(Records with drawing code)
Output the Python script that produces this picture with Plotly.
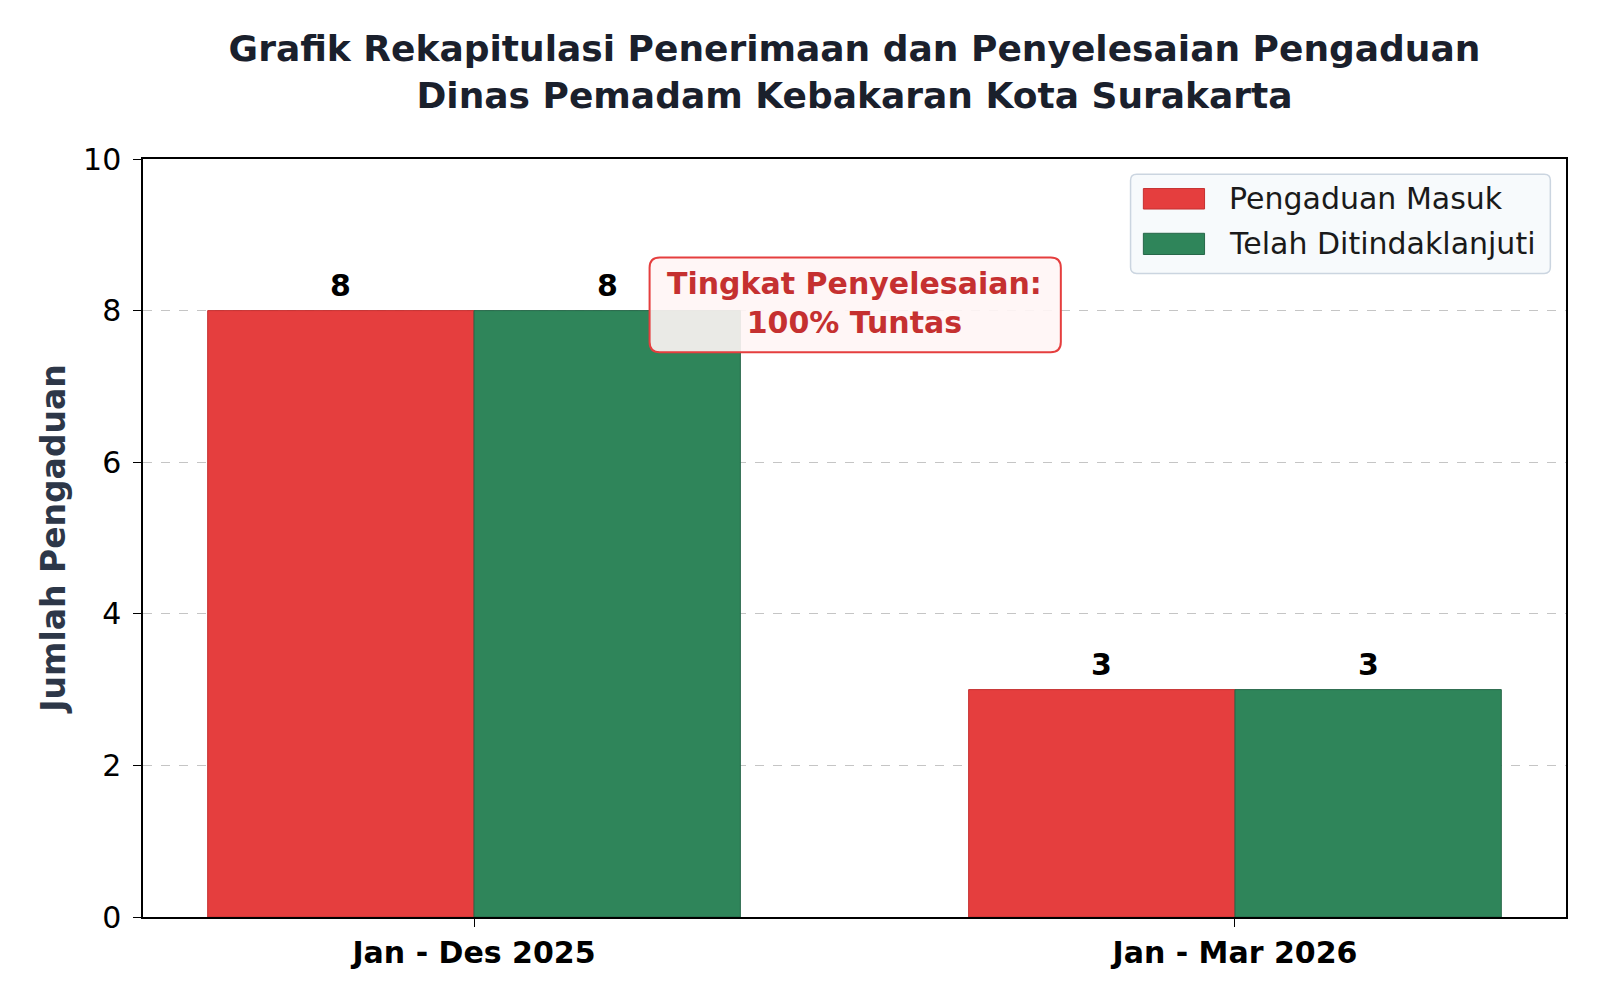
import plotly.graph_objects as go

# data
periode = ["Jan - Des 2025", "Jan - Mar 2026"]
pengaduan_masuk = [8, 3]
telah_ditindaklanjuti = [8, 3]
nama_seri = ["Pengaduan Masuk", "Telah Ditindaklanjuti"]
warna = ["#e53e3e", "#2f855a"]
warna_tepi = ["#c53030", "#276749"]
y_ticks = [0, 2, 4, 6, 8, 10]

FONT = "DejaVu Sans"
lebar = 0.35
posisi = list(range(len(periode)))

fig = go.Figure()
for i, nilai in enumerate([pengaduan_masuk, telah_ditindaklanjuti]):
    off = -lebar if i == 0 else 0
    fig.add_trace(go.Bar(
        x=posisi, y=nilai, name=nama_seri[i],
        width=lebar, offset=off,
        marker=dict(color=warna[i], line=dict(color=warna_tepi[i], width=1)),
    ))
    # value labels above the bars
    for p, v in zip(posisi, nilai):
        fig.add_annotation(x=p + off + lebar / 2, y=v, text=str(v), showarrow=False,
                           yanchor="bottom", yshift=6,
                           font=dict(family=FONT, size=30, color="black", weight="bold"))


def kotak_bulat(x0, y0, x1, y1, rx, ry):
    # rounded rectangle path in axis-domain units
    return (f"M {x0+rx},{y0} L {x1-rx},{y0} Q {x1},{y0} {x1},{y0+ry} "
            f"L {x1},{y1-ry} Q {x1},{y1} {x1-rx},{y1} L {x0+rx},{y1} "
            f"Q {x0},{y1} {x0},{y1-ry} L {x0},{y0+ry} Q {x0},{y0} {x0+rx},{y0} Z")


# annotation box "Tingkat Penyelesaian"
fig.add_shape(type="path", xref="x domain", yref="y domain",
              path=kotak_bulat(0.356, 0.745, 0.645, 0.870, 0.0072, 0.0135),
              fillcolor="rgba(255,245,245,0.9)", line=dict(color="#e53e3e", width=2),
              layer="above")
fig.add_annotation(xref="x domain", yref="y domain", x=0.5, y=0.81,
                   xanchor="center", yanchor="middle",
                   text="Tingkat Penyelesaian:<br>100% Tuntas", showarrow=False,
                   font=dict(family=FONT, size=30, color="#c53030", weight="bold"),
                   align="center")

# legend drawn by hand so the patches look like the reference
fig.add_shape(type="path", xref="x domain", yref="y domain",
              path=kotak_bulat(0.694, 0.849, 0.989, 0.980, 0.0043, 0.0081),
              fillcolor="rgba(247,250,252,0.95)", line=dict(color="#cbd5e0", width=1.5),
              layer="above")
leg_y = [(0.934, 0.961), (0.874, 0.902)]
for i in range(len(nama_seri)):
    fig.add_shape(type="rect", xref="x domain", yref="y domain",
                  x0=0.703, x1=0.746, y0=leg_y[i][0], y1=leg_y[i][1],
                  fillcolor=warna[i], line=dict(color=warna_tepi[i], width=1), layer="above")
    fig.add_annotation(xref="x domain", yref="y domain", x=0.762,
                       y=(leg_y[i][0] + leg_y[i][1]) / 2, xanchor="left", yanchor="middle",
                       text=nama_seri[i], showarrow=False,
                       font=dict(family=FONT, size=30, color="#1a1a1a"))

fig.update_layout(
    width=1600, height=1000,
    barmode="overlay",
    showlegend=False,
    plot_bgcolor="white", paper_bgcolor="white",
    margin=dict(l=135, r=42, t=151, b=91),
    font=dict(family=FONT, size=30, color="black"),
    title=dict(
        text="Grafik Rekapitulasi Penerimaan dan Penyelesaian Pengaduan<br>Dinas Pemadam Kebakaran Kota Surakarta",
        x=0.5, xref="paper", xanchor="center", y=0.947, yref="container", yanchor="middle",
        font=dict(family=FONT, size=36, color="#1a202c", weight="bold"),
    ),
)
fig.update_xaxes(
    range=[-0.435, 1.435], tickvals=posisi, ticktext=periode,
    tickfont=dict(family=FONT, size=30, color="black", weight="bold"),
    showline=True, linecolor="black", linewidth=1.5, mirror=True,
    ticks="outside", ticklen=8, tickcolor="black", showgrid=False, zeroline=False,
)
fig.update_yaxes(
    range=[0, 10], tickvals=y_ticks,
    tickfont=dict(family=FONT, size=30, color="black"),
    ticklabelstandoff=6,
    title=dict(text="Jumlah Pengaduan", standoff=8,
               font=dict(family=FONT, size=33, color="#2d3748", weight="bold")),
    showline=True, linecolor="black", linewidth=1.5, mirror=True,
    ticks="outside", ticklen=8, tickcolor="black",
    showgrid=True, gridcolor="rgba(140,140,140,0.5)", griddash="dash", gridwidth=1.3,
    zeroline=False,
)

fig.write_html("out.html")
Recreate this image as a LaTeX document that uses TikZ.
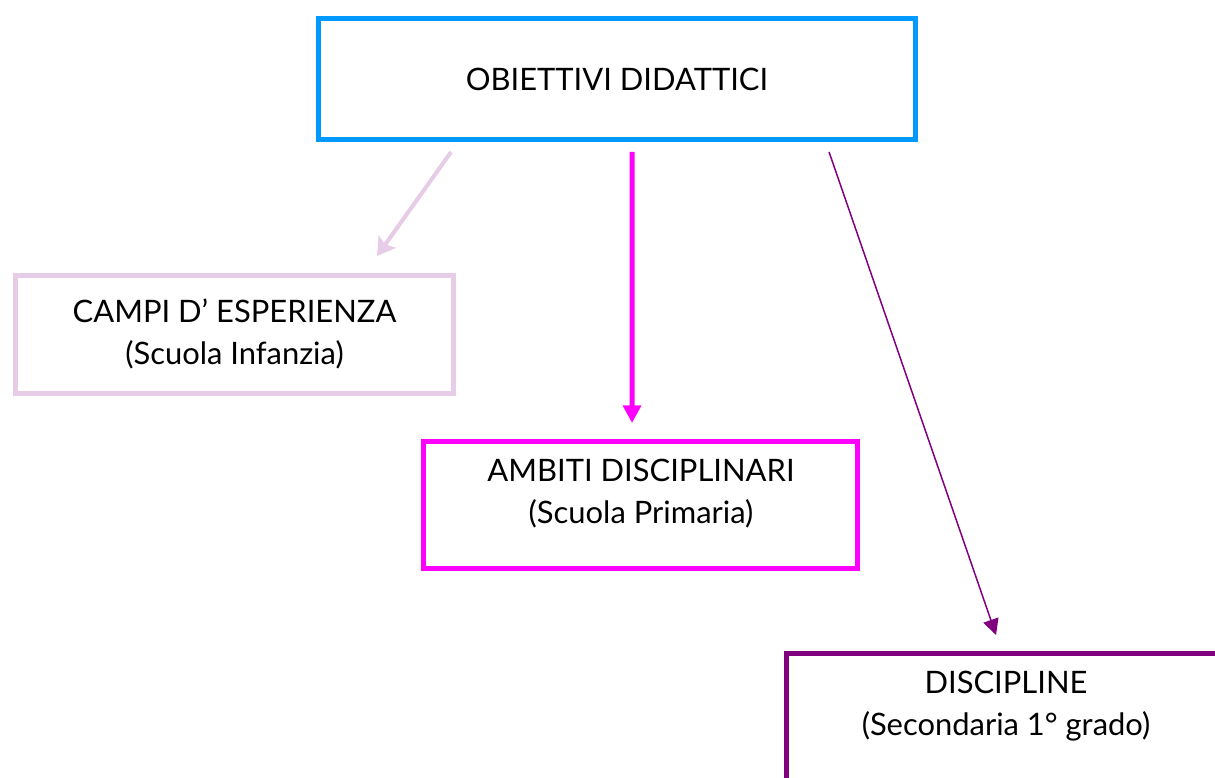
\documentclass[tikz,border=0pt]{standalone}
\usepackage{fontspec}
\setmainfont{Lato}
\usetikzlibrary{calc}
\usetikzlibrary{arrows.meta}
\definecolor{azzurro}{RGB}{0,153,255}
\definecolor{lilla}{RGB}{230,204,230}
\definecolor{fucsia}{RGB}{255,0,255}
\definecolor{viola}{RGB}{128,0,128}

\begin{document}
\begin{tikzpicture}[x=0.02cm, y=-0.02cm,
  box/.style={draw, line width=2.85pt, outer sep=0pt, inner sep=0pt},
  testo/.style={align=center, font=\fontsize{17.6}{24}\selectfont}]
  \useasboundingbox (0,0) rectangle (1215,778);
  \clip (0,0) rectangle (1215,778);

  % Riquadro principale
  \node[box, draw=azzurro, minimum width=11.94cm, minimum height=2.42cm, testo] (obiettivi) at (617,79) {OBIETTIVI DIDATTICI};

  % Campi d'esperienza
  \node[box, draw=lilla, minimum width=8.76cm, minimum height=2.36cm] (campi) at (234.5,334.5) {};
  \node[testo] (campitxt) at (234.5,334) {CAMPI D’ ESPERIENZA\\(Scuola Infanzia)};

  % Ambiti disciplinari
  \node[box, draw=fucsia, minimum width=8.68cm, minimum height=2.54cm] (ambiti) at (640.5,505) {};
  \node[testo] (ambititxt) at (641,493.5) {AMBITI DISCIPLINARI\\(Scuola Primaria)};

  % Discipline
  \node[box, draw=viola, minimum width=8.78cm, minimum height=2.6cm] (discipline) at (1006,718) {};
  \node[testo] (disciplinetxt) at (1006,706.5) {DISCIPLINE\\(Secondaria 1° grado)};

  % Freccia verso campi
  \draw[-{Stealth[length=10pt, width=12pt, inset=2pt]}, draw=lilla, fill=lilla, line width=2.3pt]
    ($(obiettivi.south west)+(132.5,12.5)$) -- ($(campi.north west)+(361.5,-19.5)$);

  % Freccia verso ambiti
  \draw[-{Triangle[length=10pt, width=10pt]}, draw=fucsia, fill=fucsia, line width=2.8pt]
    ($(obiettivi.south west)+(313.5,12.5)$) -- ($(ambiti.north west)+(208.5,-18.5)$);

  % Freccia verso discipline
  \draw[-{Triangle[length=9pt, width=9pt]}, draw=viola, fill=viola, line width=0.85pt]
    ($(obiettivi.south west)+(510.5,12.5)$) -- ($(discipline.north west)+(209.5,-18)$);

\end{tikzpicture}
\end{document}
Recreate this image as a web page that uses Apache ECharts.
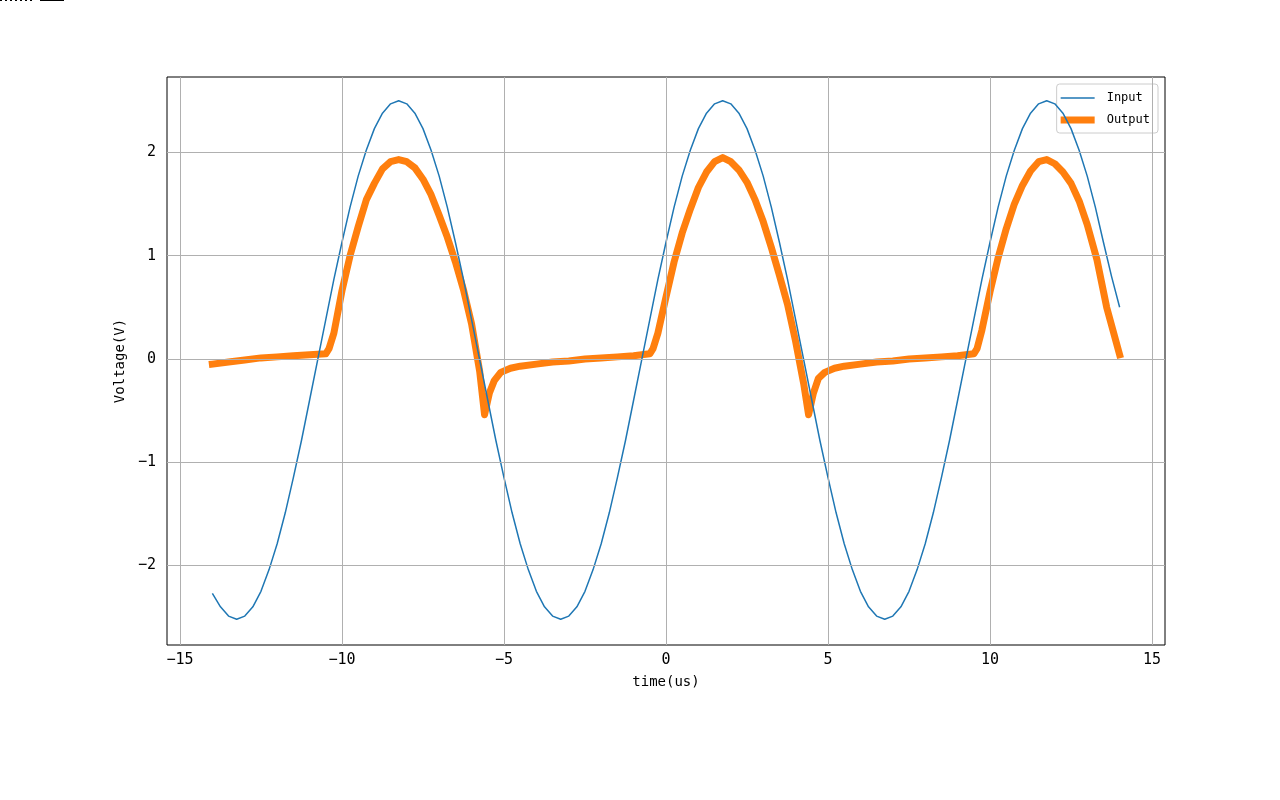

DIRECTION: Where a line of the records above holds the word "uses", copy that line.

FINISHED ANSWER:
Recreate this image as a LaTeX document that uses TikZ.
Recreate this image as a web page that uses Apache ECharts.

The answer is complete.